Brown knew that he had no idea how it felt to be Black and no clue what Black people deal with daily. So he had conversations with his Black assistant coaches and Black players to find out about that and figure out the proper message he should deliver publicly.

“These are guys that work together and they’re very comfortable with each other, and it was not the most comfortable conversation,” said Brown, who discussed it for 90 minutes with his staff. “A lot of things were brought up that were sensitive and hard. And I just felt like I needed to ask all of them to help me because I haven’t been the victim of racism. Help me represent them and help me say what they would like to say because of the voice that I have.”

Brown says it was painful to hear that some were afraid to get in their car and some parents are afraid for their sons to get into cars. Or some were afraid to go for runs.

“That’s why we need to make sure that we listen and learn,” Brown said. “And I’ve learned so much from these guys, these players, about what they put up with in their lives. And our bubble, again, is safe. And it’s a cool environment where we laugh and cut up with each other and we don’t see race. 

“And I’ve thought what an awful time in 2020 that we’re still talking about how somebody looks. And we’re better than that and we’re smarter than that,” he said. “And I felt like it was time for me to say that for our team. After the fact, I’m so glad that it represented our team and staff, and that they had so much input into it. And it was my words that wanted to say what they felt, and I feel the same way, obviously. I wouldn’t have said it unless I felt the same way.”

Brown also got some criticism when he said that, from a football perspective, it was better for his program during a pandemic with many students leaving campus. Some said his comments were against education, which he said wasn’t the case at all.

Brown said that, at UNC, they’ve tried to pattern themselves after the NBA bubble as much as possible. Fewer people on campus makes that easier.
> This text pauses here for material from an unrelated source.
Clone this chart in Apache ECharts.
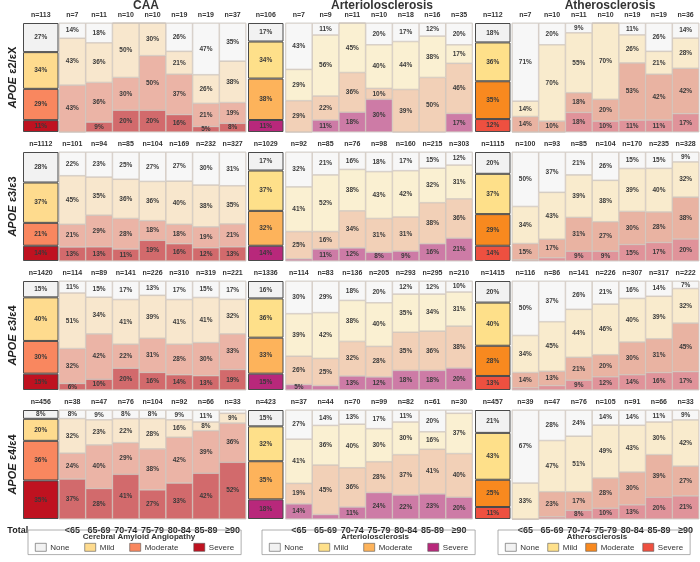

When there were in-person classes, the word he got from players is that going to class was safe. It was activity outside of class that was problematic. Anything that is of higher risk, such as inside gatherings, is to be avoided..

“What we’ve seen is that football has not caused the virus,” Brown said. “Because we haven’t had any positives out of football. It’s what you do outside of the bubble that affects you.”

Brown has preached wearing masks, staying away from people who don’t wear them and constantly hand-washing.

“We basically just told the players if you want to play, then go by the guidelines,” Brown said. “If you don’t care, go to your parties and have your social life but you’re not going to play. And that’s very simple and it’s not going to be the norm. It’s not going to be the same. I don’t go out of my house much. I come to the office around you guys, I go back and Sally and I are staying in a bubble as well so we’re all trying to make this thing work. And as of now, it is working.”

UNC opens against Syracuse at noon on Sept. 12 at Kenan Stadium without fans in the stands.